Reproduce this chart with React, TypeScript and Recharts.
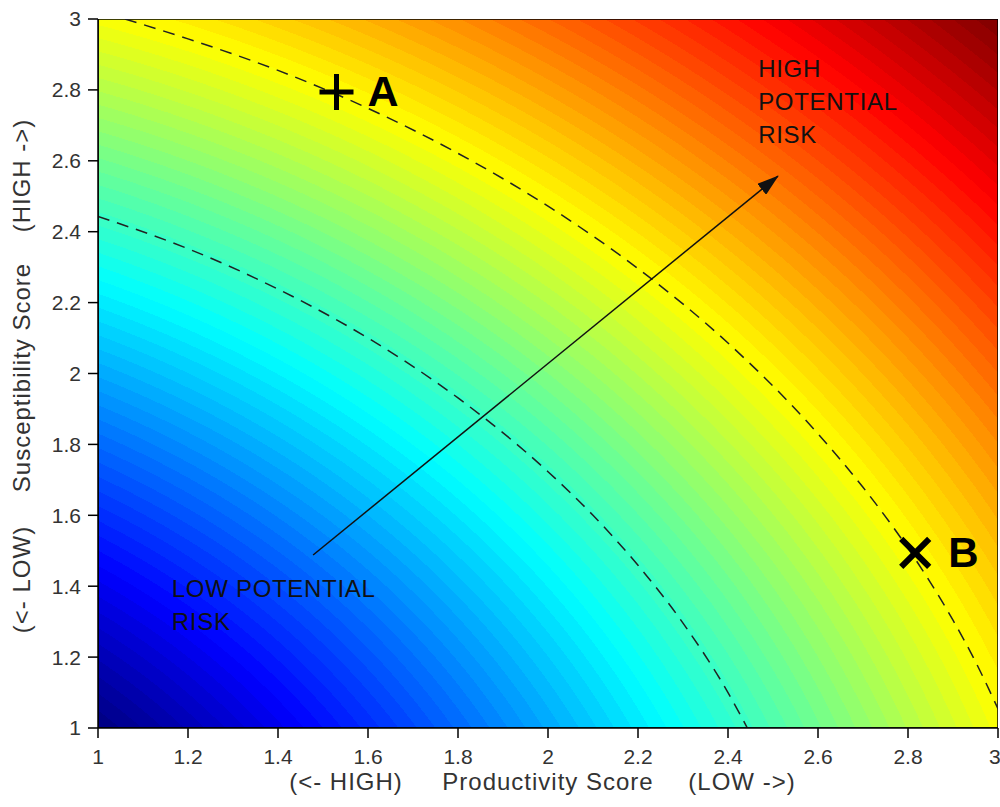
import React from "react";
import {
  ComposedChart,
  Line,
  Scatter,
  XAxis,
  YAxis,
  ReferenceArea,
} from "recharts";

// axis ticks (both axes run 1..3)
const ticks = [1, 1.2, 1.4, 1.6, 1.8, 2, 2.2, 2.4, 2.6, 2.8, 3];

// dashed threshold curves
const outerCurve = [
  { x: 1.06, y: 3.0 },
  { x: 1.2, y: 2.944 },
  { x: 1.4, y: 2.855 },
  { x: 1.6, y: 2.748 },
  { x: 1.8, y: 2.621 },
  { x: 2.0, y: 2.472 },
  { x: 2.2, y: 2.296 },
  { x: 2.4, y: 2.086 },
  { x: 2.6, y: 1.83 },
  { x: 2.7, y: 1.679 },
  { x: 2.8, y: 1.507 },
  { x: 2.9, y: 1.304 },
  { x: 2.95, y: 1.187 },
  { x: 3.0, y: 1.054 },
];

const innerCurve = [
  { x: 1.0, y: 2.443 },
  { x: 1.2, y: 2.352 },
  { x: 1.4, y: 2.238 },
  { x: 1.6, y: 2.1 },
  { x: 1.8, y: 1.931 },
  { x: 2.0, y: 1.723 },
  { x: 2.1, y: 1.6 },
  { x: 2.2, y: 1.459 },
  { x: 2.3, y: 1.296 },
  { x: 2.4, y: 1.1 },
  { x: 2.443, y: 1.0 },
];

// arrow from low to high risk
const arrow = [
  { x: 1.478, y: 1.488 },
  { x: 2.511, y: 2.557 },
];

// species markers
const pointA = [{ x: 1.53, y: 2.794, name: "A" }];
const pointB = [{ x: 2.816, y: 1.494, name: "B" }];

// region notes
const highNote = [{ x: 2.467, y: 2.836, lines: ["HIGH", "POTENTIAL", "RISK"] }];
const lowNote = [{ x: 1.164, y: 1.37, lines: ["LOW POTENTIAL", "RISK"] }];

const FONT = '"Liberation Sans", Arial, sans-serif';

// matlab style jet colormap
function jet(t: number) {
  const c = (v: number) => Math.round(255 * Math.max(0, Math.min(1, v)));
  return `rgb(${c(1.5 - Math.abs(4 * t - 3))},${c(1.5 - Math.abs(4 * t - 2))},${c(
    1.5 - Math.abs(4 * t - 1)
  )})`;
}

// banded stops: distance from origin, from sqrt(2) at (1,1) to sqrt(18) at (3,3)
const BANDS = 80;
const bandStops: { offset: number; color: string }[] = [];
for (let i = 0; i < BANDS; i++) {
  const col = jet((i + 0.5) / BANDS);
  bandStops.push({ offset: 1 / 3 + (2 / 3) * (i / BANDS), color: col });
  bandStops.push({ offset: 1 / 3 + (2 / 3) * ((i + 1) / BANDS), color: col });
}

const fmt = (v: number) => String(Number(v.toFixed(1)));

function Plus(props: any) {
  const { cx, cy, payload } = props;
  return (
    <g>
      <path
        d={`M${cx - 17},${cy} L${cx + 17},${cy} M${cx},${cy - 18} L${cx},${cy + 18}`}
        stroke="#000"
        strokeWidth={5}
      />
      <text x={cx + 31} y={cy + 14} fontFamily={FONT} fontWeight="bold" fontSize={43} fill="#000">
        {payload.name}
      </text>
    </g>
  );
}

function Cross(props: any) {
  const { cx, cy, payload } = props;
  return (
    <g>
      <path
        d={`M${cx - 14},${cy - 14} L${cx + 14},${cy + 14} M${cx + 14},${cy - 14} L${cx - 14},${cy + 14}`}
        stroke="#000"
        strokeWidth={6}
      />
      <text x={cx + 33} y={cy + 14} fontFamily={FONT} fontWeight="bold" fontSize={42} fill="#000">
        {payload.name}
      </text>
    </g>
  );
}

function Note(props: any) {
  const { cx, cy, payload } = props;
  return (
    <text fontFamily={FONT} fontSize={24} letterSpacing={0.7} fill="#111">
      {payload.lines.map((l: string, i: number) => (
        <tspan key={i} x={cx} y={cy + i * 33}>
          {l}
        </tspan>
      ))}
    </text>
  );
}

function XTitle(props: any) {
  const { x, y, width } = props.viewBox;
  const cx = x + width / 2;
  const by = y + 62;
  const common = { fontFamily: FONT, fontSize: 24, letterSpacing: 1, fill: "#333", textAnchor: "middle" as const };
  return (
    <g>
      <text x={cx - 202} y={by} {...common}>(&lt;- HIGH)</text>
      <text x={cx} y={by} {...common}>Productivity Score</text>
      <text x={cx + 194} y={by} {...common}>(LOW -&gt;)</text>
    </g>
  );
}

function YTitle(props: any) {
  const { y, height } = props.viewBox;
  const cy = y + height / 2;
  const bx = 30;
  const common = { fontFamily: FONT, fontSize: 24, letterSpacing: 1, fill: "#333", textAnchor: "middle" as const };
  const piece = (dy: number, s: string) => (
    <text x={bx} y={cy + dy} transform={`rotate(-90, ${bx}, ${cy + dy})`} {...common}>
      {s}
    </text>
  );
  return (
    <g>
      {piece(206, "(<- LOW)")}
      {piece(4, "Susceptibility Score")}
      {piece(-198, "(HIGH ->)")}
    </g>
  );
}

const tickStyle = { fontSize: 21, fill: "#333", fontFamily: FONT };

export default function App() {
  return (
    <div style={{ width: 1000, height: 807, background: "#fff" }}>
      <style>{"body{margin:0}"}</style>
      <svg width={0} height={0} style={{ position: "absolute" }}>
        <defs>
          <radialGradient id="riskField" gradientUnits="objectBoundingBox" cx={-0.5} cy={1.5} r={2.1213} fx={-0.5} fy={1.5}>
            {bandStops.map((s, i) => (
              <stop key={i} offset={s.offset} stopColor={s.color} />
            ))}
          </radialGradient>
          <marker
            id="arrowHead"
            markerUnits="userSpaceOnUse"
            viewBox="0 0 22 14"
            refX={21}
            refY={7}
            markerWidth={22}
            markerHeight={14}
            orient="auto"
          >
            <path d="M0,0 L22,7 L0,14 z" fill="#111" />
          </marker>
        </defs>
      </svg>
      <ComposedChart width={1000} height={807} margin={{ top: 19, right: 2, bottom: 0, left: 0 }}>
        <XAxis
          dataKey="x"
          type="number"
          domain={[1, 3]}
          ticks={ticks}
          allowDataOverflow
          height={79}
          tickSize={10}
          tickMargin={11}
          tickFormatter={fmt}
          tick={tickStyle}
          axisLine={{ stroke: "#000", strokeWidth: 1.5 }}
          tickLine={{ stroke: "#000", strokeWidth: 1.5 }}
          label={{ content: (p: any) => <XTitle viewBox={p.viewBox} /> }}
        />
        <XAxis
          xAxisId="top"
          orientation="top"
          dataKey="x"
          type="number"
          domain={[1, 3]}
          ticks={ticks}
          allowDataOverflow
          height={0}
          tickSize={10}
          tickFormatter={() => ""}
          axisLine={{ stroke: "#000", strokeWidth: 1.5 }}
          tickLine={{ stroke: "#000", strokeWidth: 1.5 }}
        />
        <YAxis
          type="number"
          domain={[1, 3]}
          ticks={ticks}
          allowDataOverflow
          width={98}
          tickSize={10}
          tickMargin={7}
          tickFormatter={fmt}
          tick={tickStyle}
          axisLine={{ stroke: "#000", strokeWidth: 1.5 }}
          tickLine={{ stroke: "#000", strokeWidth: 1.5 }}
          label={{ content: (p: any) => <YTitle viewBox={p.viewBox} /> }}
        />
        <YAxis
          yAxisId="right"
          orientation="right"
          type="number"
          domain={[1, 3]}
          ticks={ticks}
          allowDataOverflow
          width={0}
          tickSize={10}
          tickFormatter={() => ""}
          axisLine={{ stroke: "#000", strokeWidth: 1.5 }}
          tickLine={{ stroke: "#000", strokeWidth: 1.5 }}
        />
        <ReferenceArea
          x1={1}
          x2={3}
          y1={1}
          y2={3}
          fill="url(#riskField)"
          fillOpacity={1}
          stroke="#000"
          strokeWidth={1.5}
          ifOverflow="hidden"
        />
        <Line
          data={outerCurve}
          dataKey="y"
          type="monotone"
          stroke="#222"
          strokeWidth={1.5}
          strokeDasharray="12 8"
          dot={false}
          activeDot={false}
          isAnimationActive={false}
        />
        <Line
          data={innerCurve}
          dataKey="y"
          type="monotone"
          stroke="#222"
          strokeWidth={1.5}
          strokeDasharray="12 8"
          dot={false}
          activeDot={false}
          isAnimationActive={false}
        />
        <Line
          data={arrow}
          dataKey="y"
          type="linear"
          stroke="#111"
          strokeWidth={1.5}
          markerEnd="url(#arrowHead)"
          dot={false}
          activeDot={false}
          isAnimationActive={false}
        />
        <Scatter data={pointA} dataKey="y" shape={Plus} isAnimationActive={false} />
        <Scatter data={pointB} dataKey="y" shape={Cross} isAnimationActive={false} />
        <Scatter data={highNote} dataKey="y" shape={Note} isAnimationActive={false} />
        <Scatter data={lowNote} dataKey="y" shape={Note} isAnimationActive={false} />
      </ComposedChart>
    </div>
  );
}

▬▬▬▬▬▬

Restate only the lines running from the start of the material above through the line containing "2.6, 2.8, 3];", ends included. No pictures.

* FULL RESPONSE
Reproduce this chart with React, TypeScript and Recharts.
import React from "react";
import {
  ComposedChart,
  Line,
  Scatter,
  XAxis,
  YAxis,
  ReferenceArea,
} from "recharts";

// axis ticks (both axes run 1..3)
const ticks = [1, 1.2, 1.4, 1.6, 1.8, 2, 2.2, 2.4, 2.6, 2.8, 3];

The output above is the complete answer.